-- Begin Dataset section --

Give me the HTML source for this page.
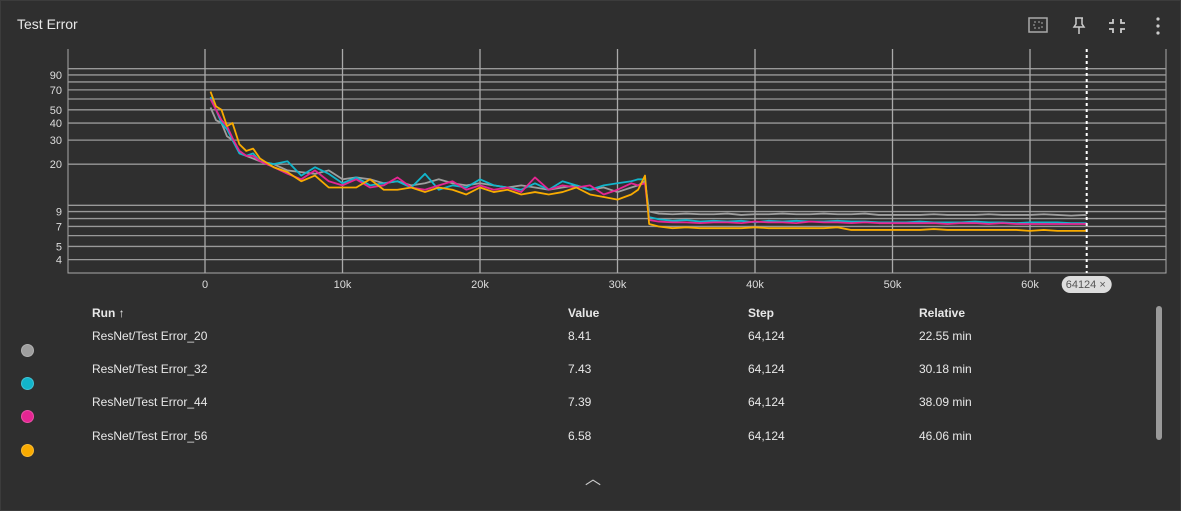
<!DOCTYPE html>
<html><head><meta charset="utf-8"><style>
body{margin:0;width:1181px;height:511px;background:#2f2f2f;font-family:"Liberation Sans",sans-serif;color:#e6e6e6;overflow:hidden;position:relative}
.card{position:absolute;left:0;top:0;width:1179px;height:509px;border:1px solid #3c3c3c;background:#2f2f2f}
.t{position:absolute;font-size:12px;color:#e8e8e8}
.h{font-weight:bold}
.dot{position:absolute;width:11px;height:11px;border-radius:50%;border:1px solid #fff3}
</style></head><body>
<div class="card">
<div class="t" style="left:16px;top:15px;font-size:14px">Test Error</div>
<svg style="position:absolute;left:1025px;top:13px" width="150" height="24">
<g><rect x="3" y="4" width="18" height="14" fill="none" stroke="#aaa" stroke-width="1.5"/><rect x="8" y="8" width="8" height="6" fill="none" stroke="#aaa" stroke-dasharray="2,2"/></g>
<g stroke="#ccc" stroke-width="1.5" fill="none"><path d="M49 4h8M50 4v6l-2 3h10l-2-3V4M53 13v7"/></g>
<g stroke="#ccc" stroke-width="1.8" fill="none"><path d="M87 5v4h-4M95 5v4h4M87 19v-4h-4M95 19v-4h4"/></g>
<g fill="#ccc"><circle cx="132" cy="5" r="1.6"/><circle cx="132" cy="12" r="1.6"/><circle cx="132" cy="19" r="1.6"/></g>
</svg>
<svg id="plot" style="position:absolute;left:0;top:0" width="1181" height="300"></svg>
<div class="t h" style="left:91px;top:305px">Run ↑</div>
<div class="t h" style="left:567px;top:305px">Value</div>
<div class="t h" style="left:747px;top:305px">Step</div>
<div class="t h" style="left:918px;top:305px">Relative</div>
<div id="rows"></div>
<div style="position:absolute;left:1155px;top:305px;width:6px;height:134px;background:#9a9a9a;border-radius:3px"></div>
<div class="t" style="left:584px;top:464px;font-size:16px;color:#ccc">︿</div>
</div>
<script>
const steps=[400,800,1200,1600,2000,2500,3000,3500,4000,5000,6000,7000,8000,9000,10000,11000,12000,13000,14000,15000,16000,17000,18000,19000,20000,21000,22000,23000,24000,25000,26000,27000,28000,29000,30000,31000,31500,32000,32300,33000,34000,35000,36000,37000,38000,39000,40000,41000,42000,43000,44000,45000,46000,47000,48000,49000,50000,51000,52000,53000,54000,55000,56000,57000,58000,59000,60000,61000,62000,63000,64000,64124];
const s20=[52,42,40,32,30,25,23,22,21,20,18,17.5,17,18,15.5,16,15.5,14.5,15,14,14.5,15.5,14.5,14,14.5,14,13.5,14,13.5,13,13.5,14,13,13.5,12.5,13.5,14,15,9,8.7,8.6,8.7,8.6,8.6,8.7,8.5,8.6,8.6,8.7,8.6,8.6,8.7,8.6,8.6,8.7,8.5,8.5,8.5,8.5,8.6,8.5,8.5,8.5,8.6,8.5,8.5,8.5,8.6,8.5,8.4,8.5,8.41];
const s32=[62,50,40,36,30,24,23,24,21,20,21,16.5,19,17,14.5,16,14,14.5,15,13.5,17,13,14,13.5,15.5,14,13.5,13,14.5,13,15,14,13,14,14.5,15,15.5,15.5,8.2,7.9,7.7,7.8,7.6,7.7,7.6,7.7,7.5,7.7,7.6,7.7,7.6,7.6,7.7,7.6,7.6,7.5,7.5,7.5,7.6,7.5,7.5,7.5,7.6,7.5,7.5,7.4,7.5,7.5,7.5,7.4,7.4,7.43];
const s44=[60,50,42,38,31,25,23,23,21,19,17,15.5,18,15,14,15.5,13.5,14,16,13.5,13,14,15,13,14,13,13.5,12.5,16,13,14,13.5,14,12,13,14.5,14,14.5,7.8,7.6,7.5,7.5,7.4,7.5,7.5,7.4,7.6,7.5,7.5,7.4,7.6,7.5,7.5,7.4,7.5,7.4,7.4,7.4,7.4,7.4,7.3,7.4,7.4,7.3,7.4,7.3,7.3,7.3,7.3,7.3,7.3,7.39];
const s56=[68,53,50,38,40,28,25,26,22,19,17.5,15,16.5,13.5,13.5,13.5,15.5,13,13,13.5,12.5,13.5,13,12,13.5,12.5,13,12,12.5,12,12.5,13.5,12,11.5,11,12,13,16.5,7.3,7.0,6.8,6.9,6.8,6.8,6.8,6.8,6.9,6.8,6.8,6.8,6.8,6.8,6.9,6.6,6.6,6.6,6.6,6.6,6.6,6.7,6.6,6.6,6.6,6.6,6.6,6.6,6.5,6.6,6.5,6.5,6.5,6.58];
const series=[s20,s32,s44,s56];
const colors=["#9e9e9e","#12b5cb","#e52592","#f9ab00"];
const runs=["ResNet/Test Error_20","ResNet/Test Error_32","ResNet/Test Error_44","ResNet/Test Error_56"];
const values=["8.41","7.43","7.39","6.58"];
const relTimes=["22.55 min","30.18 min","38.09 min","46.06 min"];
const yGrid=[100,90,80,70,60,50,40,30,20,10,9,8,7,6,5,4];
const yLabels=[90,70,50,40,30,20,9,7,5,4];
const xTicks=[0,10000,20000,30000,40000,50000,60000];
const X=s=>204+s*0.01375;
const Y=v=>204.3-136.6*Math.log10(v/10);
const NS="http://www.w3.org/2000/svg",svg=document.getElementById('plot');
function mk(t,a){const e=document.createElementNS(NS,t);for(const k in a)e.setAttribute(k,a[k]);svg.appendChild(e);return e;}
mk('path',{d:'M67 48V272H1165V48',fill:'none',stroke:'#aaa'});
yGrid.forEach(v=>{const l=mk('line',{x1:67,x2:1165,y1:Y(v),y2:Y(v),stroke:'#999','stroke-width':1.3});

});
yLabels.forEach(v=>{const t=mk('text',{x:61,y:Y(v)+4,'text-anchor':'end','font-size':11,fill:'#ddd'});t.textContent=v;

});
xTicks.forEach(v=>{const l=mk('line',{x1:X(v),x2:X(v),y1:48,y2:272,stroke:'#aaa','stroke-width':1.3});


const t=mk('text',{x:X(v),y:287,'text-anchor':'middle','font-size':11,fill:'#ddd'});t.textContent=v?v/1000+'k':'0';

});
series.forEach((s,i)=>{const p=mk('polyline',{points:s.map((v,j)=>X(steps[j])+','+Y(v)).join(' '),fill:'none',stroke:colors[i],'stroke-width':1.8,'stroke-linejoin':'round'});

});
const cx=X(64124);
const cl=mk('line',{x1:cx,x2:cx,y1:48,y2:272,stroke:'#fff','stroke-width':2,'stroke-dasharray':'3,3'});


const b=mk('rect',{x:cx-25,y:275,width:50,height:17,rx:8.5,fill:'#ddd'});


const bt=mk('text',{x:cx-21,y:287,'font-size':11,fill:'#555'});bt.textContent='64124 ×';


const rows=document.getElementById('rows');
runs.forEach((r,i)=>{const y=[335,368,401,435][i];
const d=document.createElement('div');d.className='dot';d.style.cssText=`left:20px;top:${y+8}px;background:${colors[i]}`;

rows.appendChild(d);
[[91,r],[567,values[i]],[747,'64,124'],[918,relTimes[i]]].forEach(([x,tx])=>{const e=document.createElement('div');e.className='t';e.style.cssText=`left:${x}px;top:${y-7}px`;e.textContent=tx;

rows.appendChild(e);});});
</script>
</body></html>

-- End Dataset section --

Goal
Extract the full listing above verbatim; pictures are to be left out of the copy.

Response for this exercise
Give me the HTML source for this page.
<!DOCTYPE html>
<html><head><meta charset="utf-8"><style>
body{margin:0;width:1181px;height:511px;background:#2f2f2f;font-family:"Liberation Sans",sans-serif;color:#e6e6e6;overflow:hidden;position:relative}
.card{position:absolute;left:0;top:0;width:1179px;height:509px;border:1px solid #3c3c3c;background:#2f2f2f}
.t{position:absolute;font-size:12px;color:#e8e8e8}
.h{font-weight:bold}
.dot{position:absolute;width:11px;height:11px;border-radius:50%;border:1px solid #fff3}
</style></head><body>
<div class="card">
<div class="t" style="left:16px;top:15px;font-size:14px">Test Error</div>
<svg style="position:absolute;left:1025px;top:13px" width="150" height="24">
<g><rect x="3" y="4" width="18" height="14" fill="none" stroke="#aaa" stroke-width="1.5"/><rect x="8" y="8" width="8" height="6" fill="none" stroke="#aaa" stroke-dasharray="2,2"/></g>
<g stroke="#ccc" stroke-width="1.5" fill="none"><path d="M49 4h8M50 4v6l-2 3h10l-2-3V4M53 13v7"/></g>
<g stroke="#ccc" stroke-width="1.8" fill="none"><path d="M87 5v4h-4M95 5v4h4M87 19v-4h-4M95 19v-4h4"/></g>
<g fill="#ccc"><circle cx="132" cy="5" r="1.6"/><circle cx="132" cy="12" r="1.6"/><circle cx="132" cy="19" r="1.6"/></g>
</svg>
<svg id="plot" style="position:absolute;left:0;top:0" width="1181" height="300"></svg>
<div class="t h" style="left:91px;top:305px">Run ↑</div>
<div class="t h" style="left:567px;top:305px">Value</div>
<div class="t h" style="left:747px;top:305px">Step</div>
<div class="t h" style="left:918px;top:305px">Relative</div>
<div id="rows"></div>
<div style="position:absolute;left:1155px;top:305px;width:6px;height:134px;background:#9a9a9a;border-radius:3px"></div>
<div class="t" style="left:584px;top:464px;font-size:16px;color:#ccc">︿</div>
</div>
<script>
const steps=[400,800,1200,1600,2000,2500,3000,3500,4000,5000,6000,7000,8000,9000,10000,11000,12000,13000,14000,15000,16000,17000,18000,19000,20000,21000,22000,23000,24000,25000,26000,27000,28000,29000,30000,31000,31500,32000,32300,33000,34000,35000,36000,37000,38000,39000,40000,41000,42000,43000,44000,45000,46000,47000,48000,49000,50000,51000,52000,53000,54000,55000,56000,57000,58000,59000,60000,61000,62000,63000,64000,64124];
const s20=[52,42,40,32,30,25,23,22,21,20,18,17.5,17,18,15.5,16,15.5,14.5,15,14,14.5,15.5,14.5,14,14.5,14,13.5,14,13.5,13,13.5,14,13,13.5,12.5,13.5,14,15,9,8.7,8.6,8.7,8.6,8.6,8.7,8.5,8.6,8.6,8.7,8.6,8.6,8.7,8.6,8.6,8.7,8.5,8.5,8.5,8.5,8.6,8.5,8.5,8.5,8.6,8.5,8.5,8.5,8.6,8.5,8.4,8.5,8.41];
const s32=[62,50,40,36,30,24,23,24,21,20,21,16.5,19,17,14.5,16,14,14.5,15,13.5,17,13,14,13.5,15.5,14,13.5,13,14.5,13,15,14,13,14,14.5,15,15.5,15.5,8.2,7.9,7.7,7.8,7.6,7.7,7.6,7.7,7.5,7.7,7.6,7.7,7.6,7.6,7.7,7.6,7.6,7.5,7.5,7.5,7.6,7.5,7.5,7.5,7.6,7.5,7.5,7.4,7.5,7.5,7.5,7.4,7.4,7.43];
const s44=[60,50,42,38,31,25,23,23,21,19,17,15.5,18,15,14,15.5,13.5,14,16,13.5,13,14,15,13,14,13,13.5,12.5,16,13,14,13.5,14,12,13,14.5,14,14.5,7.8,7.6,7.5,7.5,7.4,7.5,7.5,7.4,7.6,7.5,7.5,7.4,7.6,7.5,7.5,7.4,7.5,7.4,7.4,7.4,7.4,7.4,7.3,7.4,7.4,7.3,7.4,7.3,7.3,7.3,7.3,7.3,7.3,7.39];
const s56=[68,53,50,38,40,28,25,26,22,19,17.5,15,16.5,13.5,13.5,13.5,15.5,13,13,13.5,12.5,13.5,13,12,13.5,12.5,13,12,12.5,12,12.5,13.5,12,11.5,11,12,13,16.5,7.3,7.0,6.8,6.9,6.8,6.8,6.8,6.8,6.9,6.8,6.8,6.8,6.8,6.8,6.9,6.6,6.6,6.6,6.6,6.6,6.6,6.7,6.6,6.6,6.6,6.6,6.6,6.6,6.5,6.6,6.5,6.5,6.5,6.58];
const series=[s20,s32,s44,s56];
const colors=["#9e9e9e","#12b5cb","#e52592","#f9ab00"];
const runs=["ResNet/Test Error_20","ResNet/Test Error_32","ResNet/Test Error_44","ResNet/Test Error_56"];
const values=["8.41","7.43","7.39","6.58"];
const relTimes=["22.55 min","30.18 min","38.09 min","46.06 min"];
const yGrid=[100,90,80,70,60,50,40,30,20,10,9,8,7,6,5,4];
const yLabels=[90,70,50,40,30,20,9,7,5,4];
const xTicks=[0,10000,20000,30000,40000,50000,60000];
const X=s=>204+s*0.01375;
const Y=v=>204.3-136.6*Math.log10(v/10);
const NS="http://www.w3.org/2000/svg",svg=document.getElementById('plot');
function mk(t,a){const e=document.createElementNS(NS,t);for(const k in a)e.setAttribute(k,a[k]);svg.appendChild(e);return e;}
mk('path',{d:'M67 48V272H1165V48',fill:'none',stroke:'#aaa'});
yGrid.forEach(v=>{const l=mk('line',{x1:67,x2:1165,y1:Y(v),y2:Y(v),stroke:'#999','stroke-width':1.3});

});
yLabels.forEach(v=>{const t=mk('text',{x:61,y:Y(v)+4,'text-anchor':'end','font-size':11,fill:'#ddd'});t.textContent=v;

});
xTicks.forEach(v=>{const l=mk('line',{x1:X(v),x2:X(v),y1:48,y2:272,stroke:'#aaa','stroke-width':1.3});


const t=mk('text',{x:X(v),y:287,'text-anchor':'middle','font-size':11,fill:'#ddd'});t.textContent=v?v/1000+'k':'0';

});
series.forEach((s,i)=>{const p=mk('polyline',{points:s.map((v,j)=>X(steps[j])+','+Y(v)).join(' '),fill:'none',stroke:colors[i],'stroke-width':1.8,'stroke-linejoin':'round'});

});
const cx=X(64124);
const cl=mk('line',{x1:cx,x2:cx,y1:48,y2:272,stroke:'#fff','stroke-width':2,'stroke-dasharray':'3,3'});


const b=mk('rect',{x:cx-25,y:275,width:50,height:17,rx:8.5,fill:'#ddd'});


const bt=mk('text',{x:cx-21,y:287,'font-size':11,fill:'#555'});bt.textContent='64124 ×';


const rows=document.getElementById('rows');
runs.forEach((r,i)=>{const y=[335,368,401,435][i];
const d=document.createElement('div');d.className='dot';d.style.cssText=`left:20px;top:${y+8}px;background:${colors[i]}`;

rows.appendChild(d);
[[91,r],[567,values[i]],[747,'64,124'],[918,relTimes[i]]].forEach(([x,tx])=>{const e=document.createElement('div');e.className='t';e.style.cssText=`left:${x}px;top:${y-7}px`;e.textContent=tx;

rows.appendChild(e);});});
</script>
</body></html>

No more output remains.